Dataset section
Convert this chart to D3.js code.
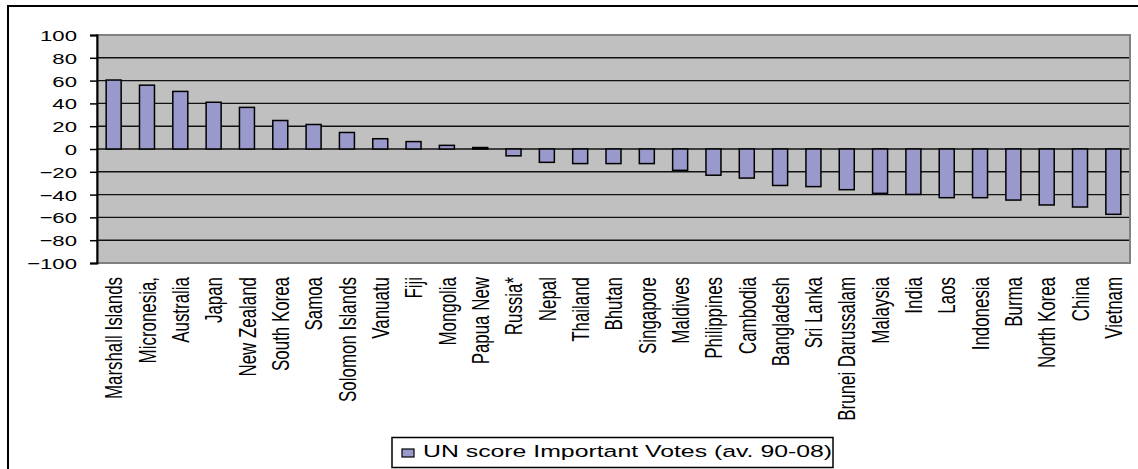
<!DOCTYPE html>
<html>
<head>
<meta charset="utf-8">
<script src="https://cdn.jsdelivr.net/npm/d3@7"></script>
<style>
  html, body { margin: 0; padding: 0; background: #fff; }
  svg { display: block; font-family: "Liberation Sans", Arial, sans-serif; }
</style>
</head>
<body>
<svg id="chart" width="1138" height="469"></svg>
<script>
// Countries, ordered by average score
const countries = [
  "Marshall Islands", "Micronesia,", "Australia", "Japan", "New Zealand",
  "South Korea", "Samoa", "Solomon Islands", "Vanuatu", "Fiji", "Mongolia",
  "Papua New", "Russia*", "Nepal", "Thailand", "Bhutan", "Singapore",
  "Maldives", "Philippines", "Cambodia", "Bangladesh", "Sri Lanka",
  "Brunei Darussalam", "Malaysia", "India", "Laos", "Indonesia", "Burma",
  "North Korea", "China", "Vietnam"
];

// UN score, important votes (average 1990-2008)
const scores = [
  60.5, 56, 50.5, 41, 36.5,
  25, 21.5, 14.5, 9, 6.5, 3.2,
  1.3, -6, -11.7, -12.8, -12.8, -12.8,
  -18.7, -23, -25.5, -32, -33,
  -35.7, -38.9, -39.8, -42.7, -42.7, -44.8,
  -49.1, -50.9, -57.3
];

const yTicks = [-100, -80, -60, -40, -20, 0, 20, 40, 60, 80, 100];
const seriesName = "UN score Important Votes (av. 90-08)";

const svg = d3.select("#chart");

// Plot region
const plot = { left: 97, right: 1130, top: 35, bottom: 263 };
const stretch = 1.43; // horizontal glyph stretch used by all labels

const x = d3.scaleBand()
  .domain(countries)
  .range([plot.left, plot.right])
  .paddingInner(0.55)
  .paddingOuter(0.275);

const y = d3.scaleLinear()
  .domain([-100, 100])
  .range([plot.bottom, plot.top]);

// Outer chart frame
svg.append("rect")
  .attr("x", 8).attr("y", 6)
  .attr("width", 1300).attr("height", 700)
  .attr("fill", "none")
  .attr("stroke", "#000")
  .attr("stroke-width", 2);

// Plot background
svg.append("rect")
  .attr("x", plot.left).attr("y", plot.top)
  .attr("width", plot.right - plot.left)
  .attr("height", plot.bottom - plot.top)
  .attr("fill", "#c0c0c0")
  .attr("stroke", "#808080")
  .attr("stroke-width", 2);

// Horizontal gridlines
svg.append("g")
  .selectAll("line")
  .data(yTicks.filter(d => d !== 100 && d !== -100))
  .join("line")
  .attr("x1", plot.left).attr("x2", plot.right - 1)
  .attr("y1", d => y(d)).attr("y2", d => y(d))
  .attr("stroke", "#111")
  .attr("stroke-width", 1.4);

// Bars
svg.append("g")
  .selectAll("rect")
  .data(countries.map((c, i) => ({ c, v: scores[i] })))
  .join("rect")
  .attr("x", d => x(d.c))
  .attr("width", x.bandwidth())
  .attr("y", d => y(Math.max(0, d.v)))
  .attr("height", d => Math.abs(y(d.v) - y(0)))
  .attr("fill", "#9999cc")
  .attr("stroke", "#000")
  .attr("stroke-width", 1.5);

// Y axis
const yAxis = svg.append("g")
  .attr("transform", `translate(${plot.left},0)`)
  .call(d3.axisLeft(y).tickValues(yTicks).tickSize(7).tickSizeOuter(7).tickPadding(0));

yAxis.select(".domain").attr("stroke", "#000").attr("stroke-width", 2);
yAxis.selectAll(".tick line").attr("stroke", "#000").attr("stroke-width", 1.5);
yAxis.selectAll(".tick text")
  .attr("font-family", "'Liberation Sans', Arial, sans-serif")
  .attr("font-size", 15.5)
  .attr("fill", "#000")
  .attr("text-anchor", "end")
  .attr("x", -20 / stretch)
  .attr("dy", "0.36em")
  .attr("transform", `scale(${stretch},1)`);

// X axis (category labels, rotated)
const xAxis = svg.append("g")
  .attr("transform", `translate(0,${plot.bottom})`)
  .call(d3.axisBottom(x).tickSize(0).tickPadding(0));

xAxis.select(".domain").remove();
xAxis.selectAll(".tick text")
  .attr("font-family", "'Liberation Sans', Arial, sans-serif")
  .attr("font-size", 16.9)
  .attr("fill", "#000")
  .attr("text-anchor", "end")
  .attr("x", 0).attr("y", 0)
  .attr("dy", "0.36em")
  .attr("transform", `translate(0,14) rotate(-90) scale(1,${stretch})`);

// Legend
const legend = svg.append("g");
legend.append("rect")
  .attr("x", 392).attr("y", 437.5)
  .attr("width", 441).attr("height", 30)
  .attr("fill", "#fff")
  .attr("stroke", "#000")
  .attr("stroke-width", 1.5);
legend.append("rect")
  .attr("x", 402).attr("y", 449)
  .attr("width", 12).attr("height", 8)
  .attr("fill", "#9999cc")
  .attr("stroke", "#000")
  .attr("stroke-width", 1.2);
legend.append("text")
  .attr("transform", `translate(423,457) scale(1.46,1)`)
  .attr("font-size", 17)
  .attr("fill", "#000")
  .text(seriesName);
</script>
</body>
</html>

Work to be completed
Where a line above includes "chart", copy that line.

Final result
Convert this chart to D3.js code.
<svg id="chart" width="1138" height="469"></svg>
const svg = d3.select("#chart");
// Outer chart frame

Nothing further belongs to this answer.